• Recorded information:
####################
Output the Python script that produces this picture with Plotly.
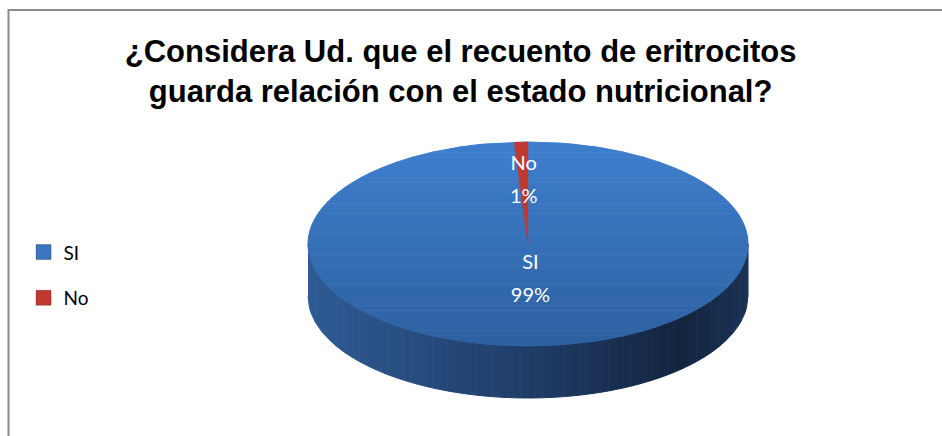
import numpy as np
import plotly.graph_objects as go

labels = ["SI", "No"]
values = [99, 1]
colors = ["#3a75c0", "#c0392f"]
title = "<b>¿Considera Ud. que el recuento de eritrocitos<br>guarda relación con el estado nutricional?</b>"

W, H = 942, 436
cx, cy, rx, ry, depth = 528, 244, 220, 102, 52

fig = go.Figure()


def mix(stops, t):
    for (t0, c0), (t1, c1) in zip(stops[:-1], stops[1:]):
        if t <= t1:
            f = (t - t0) / (t1 - t0)
            c = [round(a + (b - a) * f) for a, b in zip(c0, c1)]
            return "rgb(%d,%d,%d)" % tuple(c)
    return "rgb(%d,%d,%d)" % stops[-1][1]


# side wall of the 3d pie (front half), shaded left to right
side_stops = [(0, (46, 90, 148)), (0.5, (31, 61, 104)), (0.85, (19, 35, 62)), (1, (27, 50, 85))]
n = 60
edges = np.linspace(cx - rx, cx + rx, n + 1)
for i in range(n):
    xs = np.linspace(edges[i], edges[i + 1], 6)
    top = cy + ry * np.sqrt(np.clip(1 - ((xs - cx) / rx) ** 2, 0, 1))
    px_ = np.concatenate([xs, xs[::-1]])
    py_ = np.concatenate([top, top[::-1] + depth])
    col = mix(side_stops, (i + 0.5) / n)
    fig.add_trace(go.Scatter(x=px_, y=py_, fill="toself", fillcolor=col, mode="lines",
                             line=dict(color=col, width=1), hoverinfo="skip", showlegend=False))

# top face: first slice (SI) with vertical gradient
top_stops = [(0, (62, 127, 206)), (1, (45, 96, 160))]
m = 40
yedges = np.linspace(cy - ry, cy + ry, m + 1)
for i in range(m):
    ys = np.linspace(yedges[i], yedges[i + 1], 6)
    hw = rx * np.sqrt(np.clip(1 - ((ys - cy) / ry) ** 2, 0, 1))
    px_ = np.concatenate([cx - hw, (cx + hw)[::-1]])
    py_ = np.concatenate([ys, ys[::-1]])
    col = mix(top_stops, (i + 0.5) / m)
    fig.add_trace(go.Scatter(x=px_, y=py_, fill="toself", fillcolor=col, mode="lines",
                             line=dict(color=col, width=1), hoverinfo="skip", showlegend=False))

# other slices drawn over the top face, clockwise from 12 o'clock
total = sum(values)
starts = np.cumsum([0] + values[:-1]) / total * 2 * np.pi
ends = np.cumsum(values) / total * 2 * np.pi
for k in range(1, len(values)):
    th = np.linspace(starts[k], ends[k], 20)
    px_ = np.concatenate([[cx], cx + rx * np.sin(th), [cx]])
    py_ = np.concatenate([[cy], cy - ry * np.cos(th), [cy]])
    fig.add_trace(go.Scatter(x=px_, y=py_, fill="toself", fillcolor=colors[k], mode="lines",
                             line=dict(color=colors[k], width=0.5), hoverinfo="skip", showlegend=False))

# data labels
label_r = [0.35, 0.62]
for k in range(len(values)):
    mid = (starts[k] + ends[k]) / 2
    lx = cx + label_r[k] * rx * np.sin(mid)
    ly = cy - label_r[k] * ry * np.cos(mid)
    pct = "%d%%" % round(values[k] / total * 100)
    fig.add_trace(go.Scatter(x=[lx, lx], y=[ly - 16, ly + 17], mode="text", text=[labels[k], pct],
                             textfont=dict(family="Lato, Open Sans, sans-serif", size=20, color="white"),
                             hoverinfo="skip", showlegend=False))

# legend entries
for k in range(len(values)):
    fig.add_trace(go.Scatter(x=[None], y=[None], mode="markers", name=labels[k], legendgroup=labels[k],
                             marker=dict(symbol="square", size=15, color=colors[k],
                                         line=dict(color="rgba(0,0,0,0.25)", width=1))))

fig.update_layout(
    width=W, height=H,
    margin=dict(l=0, r=0, t=0, b=0),
    paper_bgcolor="white", plot_bgcolor="white",
    title=dict(text=title, x=0.489, xanchor="center", y=0.858, yanchor="top",
               font=dict(family="Liberation Sans, Arial, sans-serif", size=31, color="black")),
    xaxis=dict(range=[0, W], visible=False, fixedrange=True),
    yaxis=dict(range=[H, 0], visible=False, fixedrange=True),
    legend=dict(x=0.025, y=0.465, yanchor="top", tracegroupgap=18,
                font=dict(family="Lato, Open Sans, sans-serif", size=19, color="black")),
    shapes=[dict(type="rect", xref="paper", yref="paper", x0=8.5 / W, x1=1.02, y0=-0.02, y1=1 - 10 / H,
                 line=dict(color="#8c8c8c", width=2), layer="above")],
)

fig.write_html("out.html", config={"displayModeBar": False},
               post_script="document.body.style.margin='0';")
####################
• Instructions to follow: In this exercise, set down all of the data exactly, without the pictures.

• Complete answer:
Output the Python script that produces this picture with Plotly.
import numpy as np
import plotly.graph_objects as go

labels = ["SI", "No"]
values = [99, 1]
colors = ["#3a75c0", "#c0392f"]
title = "<b>¿Considera Ud. que el recuento de eritrocitos<br>guarda relación con el estado nutricional?</b>"

W, H = 942, 436
cx, cy, rx, ry, depth = 528, 244, 220, 102, 52

fig = go.Figure()


def mix(stops, t):
    for (t0, c0), (t1, c1) in zip(stops[:-1], stops[1:]):
        if t <= t1:
            f = (t - t0) / (t1 - t0)
            c = [round(a + (b - a) * f) for a, b in zip(c0, c1)]
            return "rgb(%d,%d,%d)" % tuple(c)
    return "rgb(%d,%d,%d)" % stops[-1][1]


# side wall of the 3d pie (front half), shaded left to right
side_stops = [(0, (46, 90, 148)), (0.5, (31, 61, 104)), (0.85, (19, 35, 62)), (1, (27, 50, 85))]
n = 60
edges = np.linspace(cx - rx, cx + rx, n + 1)
for i in range(n):
    xs = np.linspace(edges[i], edges[i + 1], 6)
    top = cy + ry * np.sqrt(np.clip(1 - ((xs - cx) / rx) ** 2, 0, 1))
    px_ = np.concatenate([xs, xs[::-1]])
    py_ = np.concatenate([top, top[::-1] + depth])
    col = mix(side_stops, (i + 0.5) / n)
    fig.add_trace(go.Scatter(x=px_, y=py_, fill="toself", fillcolor=col, mode="lines",
                             line=dict(color=col, width=1), hoverinfo="skip", showlegend=False))

# top face: first slice (SI) with vertical gradient
top_stops = [(0, (62, 127, 206)), (1, (45, 96, 160))]
m = 40
yedges = np.linspace(cy - ry, cy + ry, m + 1)
for i in range(m):
    ys = np.linspace(yedges[i], yedges[i + 1], 6)
    hw = rx * np.sqrt(np.clip(1 - ((ys - cy) / ry) ** 2, 0, 1))
    px_ = np.concatenate([cx - hw, (cx + hw)[::-1]])
    py_ = np.concatenate([ys, ys[::-1]])
    col = mix(top_stops, (i + 0.5) / m)
    fig.add_trace(go.Scatter(x=px_, y=py_, fill="toself", fillcolor=col, mode="lines",
                             line=dict(color=col, width=1), hoverinfo="skip", showlegend=False))

# other slices drawn over the top face, clockwise from 12 o'clock
total = sum(values)
starts = np.cumsum([0] + values[:-1]) / total * 2 * np.pi
ends = np.cumsum(values) / total * 2 * np.pi
for k in range(1, len(values)):
    th = np.linspace(starts[k], ends[k], 20)
    px_ = np.concatenate([[cx], cx + rx * np.sin(th), [cx]])
    py_ = np.concatenate([[cy], cy - ry * np.cos(th), [cy]])
    fig.add_trace(go.Scatter(x=px_, y=py_, fill="toself", fillcolor=colors[k], mode="lines",
                             line=dict(color=colors[k], width=0.5), hoverinfo="skip", showlegend=False))

# data labels
label_r = [0.35, 0.62]
for k in range(len(values)):
    mid = (starts[k] + ends[k]) / 2
    lx = cx + label_r[k] * rx * np.sin(mid)
    ly = cy - label_r[k] * ry * np.cos(mid)
    pct = "%d%%" % round(values[k] / total * 100)
    fig.add_trace(go.Scatter(x=[lx, lx], y=[ly - 16, ly + 17], mode="text", text=[labels[k], pct],
                             textfont=dict(family="Lato, Open Sans, sans-serif", size=20, color="white"),
                             hoverinfo="skip", showlegend=False))

# legend entries
for k in range(len(values)):
    fig.add_trace(go.Scatter(x=[None], y=[None], mode="markers", name=labels[k], legendgroup=labels[k],
                             marker=dict(symbol="square", size=15, color=colors[k],
                                         line=dict(color="rgba(0,0,0,0.25)", width=1))))

fig.update_layout(
    width=W, height=H,
    margin=dict(l=0, r=0, t=0, b=0),
    paper_bgcolor="white", plot_bgcolor="white",
    title=dict(text=title, x=0.489, xanchor="center", y=0.858, yanchor="top",
               font=dict(family="Liberation Sans, Arial, sans-serif", size=31, color="black")),
    xaxis=dict(range=[0, W], visible=False, fixedrange=True),
    yaxis=dict(range=[H, 0], visible=False, fixedrange=True),
    legend=dict(x=0.025, y=0.465, yanchor="top", tracegroupgap=18,
                font=dict(family="Lato, Open Sans, sans-serif", size=19, color="black")),
    shapes=[dict(type="rect", xref="paper", yref="paper", x0=8.5 / W, x1=1.02, y0=-0.02, y1=1 - 10 / H,
                 line=dict(color="#8c8c8c", width=2), layer="above")],
)

fig.write_html("out.html", config={"displayModeBar": False},
               post_script="document.body.style.margin='0';")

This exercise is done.